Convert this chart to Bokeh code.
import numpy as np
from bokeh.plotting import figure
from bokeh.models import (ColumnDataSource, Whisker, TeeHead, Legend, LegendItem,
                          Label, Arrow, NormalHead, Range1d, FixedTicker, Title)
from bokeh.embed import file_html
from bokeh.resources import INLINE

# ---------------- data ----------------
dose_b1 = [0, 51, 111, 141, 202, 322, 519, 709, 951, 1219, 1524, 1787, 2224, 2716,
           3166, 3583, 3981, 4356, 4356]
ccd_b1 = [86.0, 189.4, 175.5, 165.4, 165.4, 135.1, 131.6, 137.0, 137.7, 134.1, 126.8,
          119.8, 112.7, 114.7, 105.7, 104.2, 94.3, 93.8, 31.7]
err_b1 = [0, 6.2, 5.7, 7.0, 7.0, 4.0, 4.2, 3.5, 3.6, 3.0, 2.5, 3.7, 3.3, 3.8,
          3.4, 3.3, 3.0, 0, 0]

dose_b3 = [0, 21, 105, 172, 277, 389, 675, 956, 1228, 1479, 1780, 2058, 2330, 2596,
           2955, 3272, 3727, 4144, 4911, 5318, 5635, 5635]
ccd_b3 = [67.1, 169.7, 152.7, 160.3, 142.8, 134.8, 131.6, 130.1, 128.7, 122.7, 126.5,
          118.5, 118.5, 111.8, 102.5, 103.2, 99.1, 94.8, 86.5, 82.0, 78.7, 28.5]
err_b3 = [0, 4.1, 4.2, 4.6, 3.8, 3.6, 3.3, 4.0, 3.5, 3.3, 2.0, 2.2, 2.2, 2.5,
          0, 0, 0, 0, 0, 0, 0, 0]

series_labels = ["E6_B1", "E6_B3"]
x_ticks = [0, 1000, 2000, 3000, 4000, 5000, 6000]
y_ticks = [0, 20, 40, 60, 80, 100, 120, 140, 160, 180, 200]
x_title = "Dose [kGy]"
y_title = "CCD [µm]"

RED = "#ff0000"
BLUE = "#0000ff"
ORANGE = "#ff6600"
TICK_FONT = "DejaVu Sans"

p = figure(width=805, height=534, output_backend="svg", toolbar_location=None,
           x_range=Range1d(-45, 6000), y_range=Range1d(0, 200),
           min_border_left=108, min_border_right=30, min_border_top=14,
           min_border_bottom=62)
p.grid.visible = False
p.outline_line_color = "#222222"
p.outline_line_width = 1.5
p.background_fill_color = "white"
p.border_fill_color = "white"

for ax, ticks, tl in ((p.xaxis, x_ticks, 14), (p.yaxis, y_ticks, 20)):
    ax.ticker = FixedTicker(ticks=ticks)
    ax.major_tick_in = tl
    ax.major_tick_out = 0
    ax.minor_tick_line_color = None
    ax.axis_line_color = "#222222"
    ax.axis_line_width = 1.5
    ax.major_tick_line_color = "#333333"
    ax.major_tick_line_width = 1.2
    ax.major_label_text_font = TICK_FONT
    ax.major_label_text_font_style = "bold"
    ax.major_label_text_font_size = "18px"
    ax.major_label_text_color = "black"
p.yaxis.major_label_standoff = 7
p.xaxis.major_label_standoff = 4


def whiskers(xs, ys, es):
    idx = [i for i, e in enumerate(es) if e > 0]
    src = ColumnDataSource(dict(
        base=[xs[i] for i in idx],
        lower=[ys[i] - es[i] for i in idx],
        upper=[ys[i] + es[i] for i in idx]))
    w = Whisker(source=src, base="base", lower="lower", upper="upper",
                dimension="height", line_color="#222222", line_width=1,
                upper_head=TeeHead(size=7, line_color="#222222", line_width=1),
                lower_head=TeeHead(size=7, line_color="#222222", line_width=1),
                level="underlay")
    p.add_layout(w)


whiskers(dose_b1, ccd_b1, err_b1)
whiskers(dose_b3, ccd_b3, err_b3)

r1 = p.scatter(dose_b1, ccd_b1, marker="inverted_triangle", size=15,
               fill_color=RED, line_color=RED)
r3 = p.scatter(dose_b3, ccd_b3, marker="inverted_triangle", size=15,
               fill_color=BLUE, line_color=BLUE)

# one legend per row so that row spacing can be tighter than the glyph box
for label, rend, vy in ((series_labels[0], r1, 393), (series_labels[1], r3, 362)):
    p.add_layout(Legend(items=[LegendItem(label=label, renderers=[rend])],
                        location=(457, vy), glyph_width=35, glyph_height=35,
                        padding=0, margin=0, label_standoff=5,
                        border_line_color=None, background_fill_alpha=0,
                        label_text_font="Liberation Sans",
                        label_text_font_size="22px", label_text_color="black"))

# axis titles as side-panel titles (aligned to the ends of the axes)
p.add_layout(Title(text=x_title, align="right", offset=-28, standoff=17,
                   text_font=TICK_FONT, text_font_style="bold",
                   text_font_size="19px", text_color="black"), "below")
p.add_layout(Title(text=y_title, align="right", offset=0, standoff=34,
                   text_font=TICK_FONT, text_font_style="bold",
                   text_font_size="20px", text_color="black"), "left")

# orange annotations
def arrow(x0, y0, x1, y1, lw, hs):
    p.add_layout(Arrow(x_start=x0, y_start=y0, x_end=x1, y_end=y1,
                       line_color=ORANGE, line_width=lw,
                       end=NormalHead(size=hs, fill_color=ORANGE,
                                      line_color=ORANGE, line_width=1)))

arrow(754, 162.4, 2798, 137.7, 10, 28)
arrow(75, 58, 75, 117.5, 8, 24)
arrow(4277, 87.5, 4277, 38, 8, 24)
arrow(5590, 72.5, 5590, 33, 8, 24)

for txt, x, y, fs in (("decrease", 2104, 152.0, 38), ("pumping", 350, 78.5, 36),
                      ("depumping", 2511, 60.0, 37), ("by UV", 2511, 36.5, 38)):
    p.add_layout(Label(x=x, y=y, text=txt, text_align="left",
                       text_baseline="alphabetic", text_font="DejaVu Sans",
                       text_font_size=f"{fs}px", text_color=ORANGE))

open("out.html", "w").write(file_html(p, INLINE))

» Stated goal: Everything from the first line through the line containing "from bokeh.resources import INLINE" should be quoted exactly, and nothing beyond it.

» Written answer:
Convert this chart to Bokeh code.
import numpy as np
from bokeh.plotting import figure
from bokeh.models import (ColumnDataSource, Whisker, TeeHead, Legend, LegendItem,
                          Label, Arrow, NormalHead, Range1d, FixedTicker, Title)
from bokeh.embed import file_html
from bokeh.resources import INLINE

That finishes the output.